* _Stated exercise_
Skip all pictures. Write out the data below from its first line through the line that contains "import matplotlib.pyplot as plt".

* _Source excerpt_
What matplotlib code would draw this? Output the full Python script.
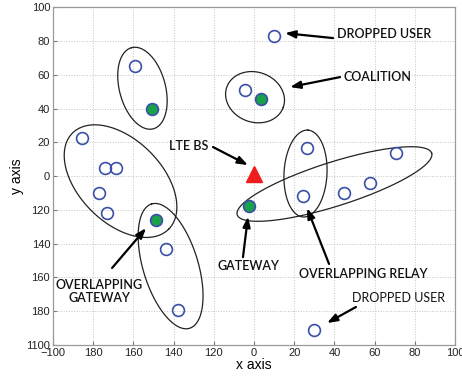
import matplotlib
matplotlib.use("Agg")
import numpy as np
import matplotlib.pyplot as plt

# ---- data ----
users_x = [10, -4.5, -59, -85.5, -74, -68.5, -77, -73, -44, -38, 24.5, 45, 57.5, 26.5, 70.5, 30]
users_y = [83, 51, 65, 22.5, 5, 5, -10, -22, -43, -79, -11.5, -10, -4, 16.5, 13.5, -91]
gw_x = [3.5, -51, -48.8, -2.5]
gw_y = [45.5, 39.5, -26, -17.5]
bs_x = [0]
bs_y = [1]

# coalition ellipses: center (data), semi-axes (screen px), angle (screen deg)
ell_cx = [-55.5, 0.5, -66.4, -41.5, 25.6, 40]
ell_cy = [52, 46.7, -3, -53.3, 1.5, -4.7]
ell_a = [42, 30, 68, 65, 43.5, 102]
ell_b = [23, 25, 41.5, 27.5, 21.5, 22]
ell_ang = [105, -20, -45, 107, 87, 17.6]

xticks = [-100, -80, -60, -40, -20, 0, 20, 40, 60, 80, 100]
xticklabels = ['\u2212100', '180', '160', '140', '120', '0', '20', '40', '60', '80', '100']
yticks = [-100, -80, -60, -40, -20, 0, 20, 40, 60, 80, 100]
yticklabels = ['1100', '180', '160', '140', '120', '0', '20', '40', '60', '80', '100']

# annotations: text, text pos, arrow tail, arrow head
ann_text = ['DROPPED USER', 'COALITION', 'LTE BS', 'OVERLAPPING\nGATEWAY', 'GATEWAY',
            'OVERLAPPING RELAY', 'DROPPED USER']
ann_tx = [64.7, 61.4, -32.3, -77, -2.7, 54.2, 71.9]
ann_ty = [84, 58.5, 17.8, -68.3, -53.3, -58, -72.2]
arr_x0 = [39.3, 42.8, -20.4, -70.6, -5.5, 37.3, 50.7]
arr_y0 = [81.7, 58.6, 17.2, -54.4, -48, -52, -77.5]
arr_x1 = [15.4, 17.9, -3, -53.7, -3, 26.4, 36.3]
arr_y1 = [84.6, 52.7, 6.5, -30.8, -24, -19, -87]
ann_weight = ['semibold', 'semibold', 'semibold', 'semibold', 'semibold', 'semibold', 'normal']

W, H = 462, 377
fig = plt.figure(figsize=(W / 100, H / 100), dpi=100)
pos = [0.1147, 0.0849, 0.8703, 0.8961]
ax = fig.add_axes(pos)
ax.set_xlim(-100, 100)
ax.set_ylim(-100, 100)
sx = pos[2] * W / 200.0   # screen px per data unit
sy = pos[3] * H / 200.0

blue = '#3a4fa8'
ax.plot(users_x, users_y, 'o', ls='none', mfc='none', mec=blue, ms=8.5, mew=1.2, zorder=3)
ax.plot(gw_x, gw_y, 'o', ls='none', mfc='#1aa24a', mec=blue, ms=8.5, mew=1.2, zorder=3)
ax.plot(bs_x, bs_y, '^', ls='none', color='#ee1c1c', ms=11, zorder=3)

t = np.linspace(0, 2 * np.pi, 300)
for cx, cy, a, b, ang in zip(ell_cx, ell_cy, ell_a, ell_b, ell_ang):
    phi = np.deg2rad(ang)
    u = a * np.cos(t)
    v = b * np.sin(t)
    ex = cx + (u * np.cos(phi) - v * np.sin(phi)) / sx
    ey = cy + (u * np.sin(phi) + v * np.cos(phi)) / sy
    ax.plot(ex, ey, color='#222222', lw=0.9, zorder=2)

font = ['Lato', 'Liberation Sans', 'DejaVu Sans']
for txt, tx, ty, wt in zip(ann_text, ann_tx, ann_ty, ann_weight):
    ax.text(tx, ty, txt, ha='center', va='center', fontsize=9, family=font, color='#111111',
            fontweight=wt, linespacing=1.15, zorder=4)
for x0, y0, x1, y1 in zip(arr_x0, arr_y0, arr_x1, arr_y1):
    ax.annotate('', xy=(x1, y1), xytext=(x0, y0),
                arrowprops=dict(arrowstyle='-|>,head_length=0.6,head_width=0.22', color='black',
                                lw=1.6, shrinkA=0, shrinkB=0), zorder=4)

ax.set_xticks(xticks)
ax.set_xticklabels(xticklabels)
ax.set_yticks(yticks)
ax.set_yticklabels(yticklabels)
ax.tick_params(direction='in', length=3, color='#777777', labelcolor='#222222', labelsize=8, pad=2)
for lab in ax.get_xticklabels() + ax.get_yticklabels():
    lab.set_family(['Liberation Sans', 'DejaVu Sans'])
ax.grid(True, ls=':', color='#c4c4c4', lw=0.7)
for s in ax.spines.values():
    s.set_color('#999999')
    s.set_linewidth(0.9)
ax.set_xlabel('x axis', fontsize=10, family=['Liberation Sans', 'DejaVu Sans'], labelpad=0)
ax.set_ylabel('y axis', fontsize=10, family=['Liberation Sans', 'DejaVu Sans'], labelpad=2)

fig.savefig('out.png', dpi=100)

* _Finished exercise_
What matplotlib code would draw this? Output the full Python script.
import matplotlib
matplotlib.use("Agg")
import numpy as np
import matplotlib.pyplot as plt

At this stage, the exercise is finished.